Problem requirements » Copy down all of the data underneath, exactly as shown.

Given data »
################
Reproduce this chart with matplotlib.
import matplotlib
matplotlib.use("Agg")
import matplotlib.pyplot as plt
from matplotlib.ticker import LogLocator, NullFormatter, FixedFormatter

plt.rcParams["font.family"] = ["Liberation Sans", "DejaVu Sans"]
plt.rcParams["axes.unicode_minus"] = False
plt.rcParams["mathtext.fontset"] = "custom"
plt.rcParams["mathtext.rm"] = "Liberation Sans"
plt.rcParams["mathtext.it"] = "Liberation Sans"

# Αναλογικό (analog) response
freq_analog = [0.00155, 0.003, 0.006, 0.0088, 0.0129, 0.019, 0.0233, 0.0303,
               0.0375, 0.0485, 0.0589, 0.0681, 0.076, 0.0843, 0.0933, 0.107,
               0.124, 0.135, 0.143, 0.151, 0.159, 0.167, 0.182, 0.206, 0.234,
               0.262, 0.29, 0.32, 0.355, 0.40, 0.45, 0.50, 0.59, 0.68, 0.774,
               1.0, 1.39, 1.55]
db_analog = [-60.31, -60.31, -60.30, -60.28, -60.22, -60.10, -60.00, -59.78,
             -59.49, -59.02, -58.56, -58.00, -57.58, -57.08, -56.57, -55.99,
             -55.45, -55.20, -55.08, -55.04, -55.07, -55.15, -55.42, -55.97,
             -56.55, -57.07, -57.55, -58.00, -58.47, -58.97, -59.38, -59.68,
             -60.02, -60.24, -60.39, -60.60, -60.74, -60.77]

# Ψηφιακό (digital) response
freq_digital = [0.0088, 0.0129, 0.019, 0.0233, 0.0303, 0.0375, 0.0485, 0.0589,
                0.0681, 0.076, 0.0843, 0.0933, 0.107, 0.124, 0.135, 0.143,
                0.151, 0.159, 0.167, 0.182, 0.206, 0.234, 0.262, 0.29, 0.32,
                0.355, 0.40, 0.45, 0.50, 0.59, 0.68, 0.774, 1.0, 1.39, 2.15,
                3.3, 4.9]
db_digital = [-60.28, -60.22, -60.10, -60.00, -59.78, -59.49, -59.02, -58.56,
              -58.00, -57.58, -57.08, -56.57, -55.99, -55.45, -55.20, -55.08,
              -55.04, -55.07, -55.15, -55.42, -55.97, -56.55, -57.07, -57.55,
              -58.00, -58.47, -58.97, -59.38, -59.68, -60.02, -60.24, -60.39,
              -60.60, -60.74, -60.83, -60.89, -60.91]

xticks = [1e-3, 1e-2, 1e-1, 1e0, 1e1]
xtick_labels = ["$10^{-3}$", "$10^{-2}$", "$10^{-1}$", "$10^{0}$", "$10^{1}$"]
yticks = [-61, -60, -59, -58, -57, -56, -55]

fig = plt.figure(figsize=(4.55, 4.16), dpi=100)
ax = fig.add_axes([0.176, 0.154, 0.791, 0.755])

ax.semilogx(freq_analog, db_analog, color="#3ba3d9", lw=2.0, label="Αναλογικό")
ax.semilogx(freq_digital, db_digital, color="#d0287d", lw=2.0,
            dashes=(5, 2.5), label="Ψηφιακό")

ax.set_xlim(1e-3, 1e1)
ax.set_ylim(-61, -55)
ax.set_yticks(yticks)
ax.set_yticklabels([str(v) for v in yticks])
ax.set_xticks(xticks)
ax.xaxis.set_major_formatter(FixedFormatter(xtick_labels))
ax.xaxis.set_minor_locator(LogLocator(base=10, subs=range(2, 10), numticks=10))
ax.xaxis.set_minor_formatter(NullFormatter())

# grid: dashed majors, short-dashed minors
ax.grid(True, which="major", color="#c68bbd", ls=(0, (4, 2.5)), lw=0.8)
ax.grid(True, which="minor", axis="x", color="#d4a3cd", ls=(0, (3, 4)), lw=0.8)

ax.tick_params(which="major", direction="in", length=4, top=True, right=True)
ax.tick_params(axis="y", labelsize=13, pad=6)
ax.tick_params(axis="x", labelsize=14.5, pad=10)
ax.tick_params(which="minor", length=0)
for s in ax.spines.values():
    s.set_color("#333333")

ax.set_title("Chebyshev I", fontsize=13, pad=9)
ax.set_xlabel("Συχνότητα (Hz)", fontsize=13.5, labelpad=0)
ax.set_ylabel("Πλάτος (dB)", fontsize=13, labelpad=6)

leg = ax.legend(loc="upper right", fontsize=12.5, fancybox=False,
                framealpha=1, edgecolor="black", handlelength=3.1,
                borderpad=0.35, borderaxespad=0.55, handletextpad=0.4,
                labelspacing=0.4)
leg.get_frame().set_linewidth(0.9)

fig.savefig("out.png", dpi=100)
################
Exercise result »
Reproduce this chart with matplotlib.
import matplotlib
matplotlib.use("Agg")
import matplotlib.pyplot as plt
from matplotlib.ticker import LogLocator, NullFormatter, FixedFormatter

plt.rcParams["font.family"] = ["Liberation Sans", "DejaVu Sans"]
plt.rcParams["axes.unicode_minus"] = False
plt.rcParams["mathtext.fontset"] = "custom"
plt.rcParams["mathtext.rm"] = "Liberation Sans"
plt.rcParams["mathtext.it"] = "Liberation Sans"

# Αναλογικό (analog) response
freq_analog = [0.00155, 0.003, 0.006, 0.0088, 0.0129, 0.019, 0.0233, 0.0303,
               0.0375, 0.0485, 0.0589, 0.0681, 0.076, 0.0843, 0.0933, 0.107,
               0.124, 0.135, 0.143, 0.151, 0.159, 0.167, 0.182, 0.206, 0.234,
               0.262, 0.29, 0.32, 0.355, 0.40, 0.45, 0.50, 0.59, 0.68, 0.774,
               1.0, 1.39, 1.55]
db_analog = [-60.31, -60.31, -60.30, -60.28, -60.22, -60.10, -60.00, -59.78,
             -59.49, -59.02, -58.56, -58.00, -57.58, -57.08, -56.57, -55.99,
             -55.45, -55.20, -55.08, -55.04, -55.07, -55.15, -55.42, -55.97,
             -56.55, -57.07, -57.55, -58.00, -58.47, -58.97, -59.38, -59.68,
             -60.02, -60.24, -60.39, -60.60, -60.74, -60.77]

# Ψηφιακό (digital) response
freq_digital = [0.0088, 0.0129, 0.019, 0.0233, 0.0303, 0.0375, 0.0485, 0.0589,
                0.0681, 0.076, 0.0843, 0.0933, 0.107, 0.124, 0.135, 0.143,
                0.151, 0.159, 0.167, 0.182, 0.206, 0.234, 0.262, 0.29, 0.32,
                0.355, 0.40, 0.45, 0.50, 0.59, 0.68, 0.774, 1.0, 1.39, 2.15,
                3.3, 4.9]
db_digital = [-60.28, -60.22, -60.10, -60.00, -59.78, -59.49, -59.02, -58.56,
              -58.00, -57.58, -57.08, -56.57, -55.99, -55.45, -55.20, -55.08,
              -55.04, -55.07, -55.15, -55.42, -55.97, -56.55, -57.07, -57.55,
              -58.00, -58.47, -58.97, -59.38, -59.68, -60.02, -60.24, -60.39,
              -60.60, -60.74, -60.83, -60.89, -60.91]

xticks = [1e-3, 1e-2, 1e-1, 1e0, 1e1]
xtick_labels = ["$10^{-3}$", "$10^{-2}$", "$10^{-1}$", "$10^{0}$", "$10^{1}$"]
yticks = [-61, -60, -59, -58, -57, -56, -55]

fig = plt.figure(figsize=(4.55, 4.16), dpi=100)
ax = fig.add_axes([0.176, 0.154, 0.791, 0.755])

ax.semilogx(freq_analog, db_analog, color="#3ba3d9", lw=2.0, label="Αναλογικό")
ax.semilogx(freq_digital, db_digital, color="#d0287d", lw=2.0,
            dashes=(5, 2.5), label="Ψηφιακό")

ax.set_xlim(1e-3, 1e1)
ax.set_ylim(-61, -55)
ax.set_yticks(yticks)
ax.set_yticklabels([str(v) for v in yticks])
ax.set_xticks(xticks)
ax.xaxis.set_major_formatter(FixedFormatter(xtick_labels))
ax.xaxis.set_minor_locator(LogLocator(base=10, subs=range(2, 10), numticks=10))
ax.xaxis.set_minor_formatter(NullFormatter())

# grid: dashed majors, short-dashed minors
ax.grid(True, which="major", color="#c68bbd", ls=(0, (4, 2.5)), lw=0.8)
ax.grid(True, which="minor", axis="x", color="#d4a3cd", ls=(0, (3, 4)), lw=0.8)

ax.tick_params(which="major", direction="in", length=4, top=True, right=True)
ax.tick_params(axis="y", labelsize=13, pad=6)
ax.tick_params(axis="x", labelsize=14.5, pad=10)
ax.tick_params(which="minor", length=0)
for s in ax.spines.values():
    s.set_color("#333333")

ax.set_title("Chebyshev I", fontsize=13, pad=9)
ax.set_xlabel("Συχνότητα (Hz)", fontsize=13.5, labelpad=0)
ax.set_ylabel("Πλάτος (dB)", fontsize=13, labelpad=6)

leg = ax.legend(loc="upper right", fontsize=12.5, fancybox=False,
                framealpha=1, edgecolor="black", handlelength=3.1,
                borderpad=0.35, borderaxespad=0.55, handletextpad=0.4,
                labelspacing=0.4)
leg.get_frame().set_linewidth(0.9)

fig.savefig("out.png", dpi=100)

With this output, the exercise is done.